So basically you're suggesting a race to the bottom?
Please explain exactly how you came to that conclusion.
Either we stop technological advancement and don't remove lower end jobs or we tak those intelligent people making lots of money to look after those with no jobs.
http://en.wikipedia.org/wiki/False_dilemma
The latter makes everyone question why they should be working hard when they could have a good life doing nothing... (As those working would almost certainly have to have more money given to them than today's unemployed).
I see you didn't read the part about changing the focus of motivation.
On the other hand markets change, we move from the field to somewhere else. There will always be jobs of all skill levels available for those that want them. You may have to retrain or move around a little but they will generally be there.
What exactly proves this will be the case forever?, or is this just a massive assumption on your part?.
As automation increases costs fall (less salary costs) which means either prices fall. What could happen then is you have a situation where the employees can potentially work less hours than they do now and the company can hire more people. The whole 2 people working 20hours a week rather than one doing 40 hours. Considering average hours are increasing (and have been for a while) there is plenty of opportunity to do this. On the other side of the coin if a company doesn't choose to do this then they make more profit, which either increases the tax revenue for the government or increases investment and more employees.
If it's not absurd to think people may have to start working shorter weeks (20 hours instead of 40) why is such a step to not think it's a possibility it could go the whole way (in which most people don't need to work due to automation?).
I'm sure society will change, I doubt on the other hand it will change for worse.
Why exactly would a society in which people didn't do work which a trained monkey could do be worse?.
There will always be in/low skilled jobs
Well, you simply don't know this as a fact - it's an assumption based on historical trends (which can't be projected as the variables haved changed)
here will always be high end jobs.
For the foreseeable future, but people do high end jobs for reasons other than material gain - people don't work in call-centres or retail for the same reasons (mastery/contribution/drive etc).
Much like we have seen over the last 200 years. Or we could just use this supposed issue as an excuse to raise taxes and tax the successful more.
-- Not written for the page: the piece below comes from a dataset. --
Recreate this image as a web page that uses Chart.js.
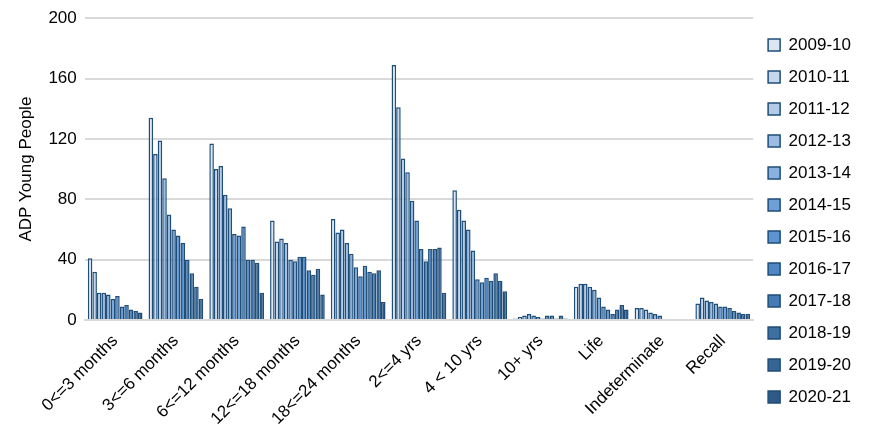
<!DOCTYPE html><html><head><script src="https://cdn.jsdelivr.net/npm/chart.js"></script>
<style>body{margin:0;background:#fff}#w{width:873px;height:436px}</style></head><body><div id="w"><canvas id="c"></canvas></div><script>
const categories=["0<=3 months","3<=6 months","6<=12 months","12<=18 months","18<=24 months","2<=4 yrs","4 < 10 yrs","10+ yrs","Life","Indeterminate","Recall"];
const years=["2009-10","2010-11","2011-12","2012-13","2013-14","2014-15","2015-16","2016-17","2017-18","2018-19","2019-20","2020-21"];
const byCategory=[
[41,32,18,18,17,14,16,9,10,7,6,5],
[134,110,119,94,70,60,56,51,40,31,22,14],
[117,100,102,83,74,57,56,62,40,40,38,18],
[66,52,54,51,40,39,42,42,33,30,34,17],
[67,58,60,51,44,35,29,36,32,31,33,12],
[169,141,107,98,79,66,47,39,47,47,48,18],
[86,73,66,60,46,27,25,28,26,31,26,19],
[1,2,3,4,3,2,1,3,3,1,3,1],
[22,24,24,22,20,15,9,7,4,7,10,7],
[8,8,7,5,4,3,0,0,0,0,0,0],
[11,15,13,12,11,9,9,8,6,5,4,4]];
const colors=["#dce6f2","#c6d7ec","#b3cbe7","#9dbce3","#8ab0dd","#6e9fd8","#5b93d3","#4f86c6","#457bb5","#3d6fa3","#366493","#2f5a86"];
const datasets=years.map((y,i)=>({label:y,data:byCategory.map(r=>r[i]),backgroundColor:colors[i],borderColor:"#1f4e79",borderWidth:1.5,borderSkipped:"bottom",categoryPercentage:0.9,barPercentage:1}));
new Chart(document.getElementById('c'),{type:'bar',data:{labels:categories,datasets},options:{animation:false,responsive:true,maintainAspectRatio:false,
layout:{padding:{top:10,right:12,left:12,bottom:4}},
plugins:{legend:{position:'right',labels:{font:{family:'Liberation Sans',size:17},color:'#000',boxWidth:12,boxHeight:12,padding:15}},tooltip:{enabled:false}},
scales:{x:{grid:{display:false},border:{color:'#d9d9d9',width:2},ticks:{color:'#000',font:{family:'Liberation Sans',size:17},maxRotation:45,minRotation:45}},
y:{min:0,max:200,ticks:{stepSize:40,color:'#000',font:{family:'Liberation Sans',size:17},padding:8},grid:{color:'#d9d9d9',lineWidth:2,drawTicks:false},border:{display:false},
title:{display:true,text:'ADP Young People',color:'#000',font:{family:'Liberation Sans',size:17}}}}}});
</script></body></html>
It's nothing to do with taxing the successful, it's how to structure society if we end up in a situation we have 10 times the amount of people as we have jobs.
If we had a population of 120,000,000 in the UK in the year 2080 - but only 5,000,000 jobs - how would our society work (if people who are out of work branded "lazy" or are not given support?).
Most jobs can be automated, pretty much all retail can be - almost all customer service/call centre can be - half of all office staff can be from my experience (as most people do glorified data entry), improvements in robotics & AI (along with improvements in manufacturing) could see off a large portion of our manual jobs (rubbish collection) - with only a handful of staff required for exception work (when the automated solution fails).
A call centre of 50 turns into a group of 5.
A checkout which had 30 staff now had 3 to deal with when the self-service machines fail.
I'm not saying that all jobs are going to disappear - just the manual jobs which technology can already replace (or is very close to being able or is in the process of currently replacing).
While new positions may develop, it would be in the areas which require skills beyond a portion of the population which would get displaced.